*gwh in Gmc.

Xavier Delamarre xavier.delamarre at free.fr
Mon Dec 4 20:45:31 UTC 2000


le 2/12/00 3:36, Miguel Carrasquer Vidal à mcv at wxs.nl a écrit :

> In Collinge's "The Laws of Indo-European", under "Siever's Law II"
> (i.e. the development of PIE *gwh), reference is made to a work by
> Seebold 1967 ("Die Vertretung idg. *gwh- in Germanischen", KZ
> 81.104-133).  In Collinge's summary table, it is stated that "*/gwh/"
> gives /b/ in initial position (except before /u/).  What is this
> about?  Pokorny doesn't seem to recognize this development, and the
> only root with initial *gwh- that I found in Pokorny and that I was
> able to link to initial *b- in Germanic would be *gwhedh- "bitten,
> begehren".  (I thought if anybody here knows, I might spare myself the
> inconvenience of getting hold of the appropiate issue of Kuhn's
> Zeitschrift ...)

> =======================
> Miguel Carrasquer Vidal
> mcv at wxs.nl

It is Seebold's personnal invention that IE *gwh- becomes Germanic b-. His
edition of Kluge's "Etym.

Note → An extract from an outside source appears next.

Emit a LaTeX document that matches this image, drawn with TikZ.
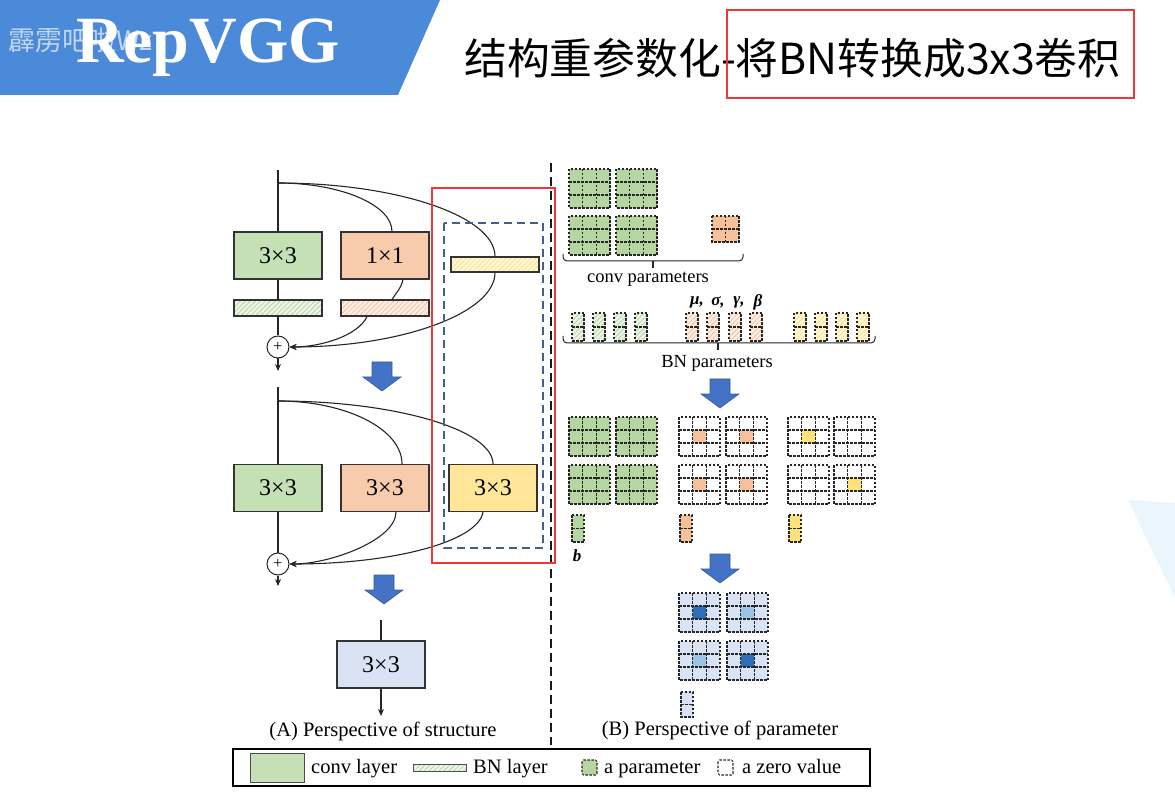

Wörterb. der deutschen Spr." (22. Auflage, 1989)
uses the law aboundently, e.g. _bähen_ < *ghwre:- (p 54), _bitten_ <
*ghwedh-, OIr. guidid etc. (p. 88).

It has been rejected by some linguists (Polomé) but accepted by others like
Calvert Watkins (see his "IE Roots" : Eng. bane < OEng. bana < germ. *bano:n
< IE *gwhen- 'strike', and his "How to kill a Dragon", 423).

I find the law very convincing.

The discovery in the last decades that IE *ghw- becomes b- in Germanic and
w- in Gaulish is the best proof that IE comparative grammar is not a dead
science and can still undergo improvements.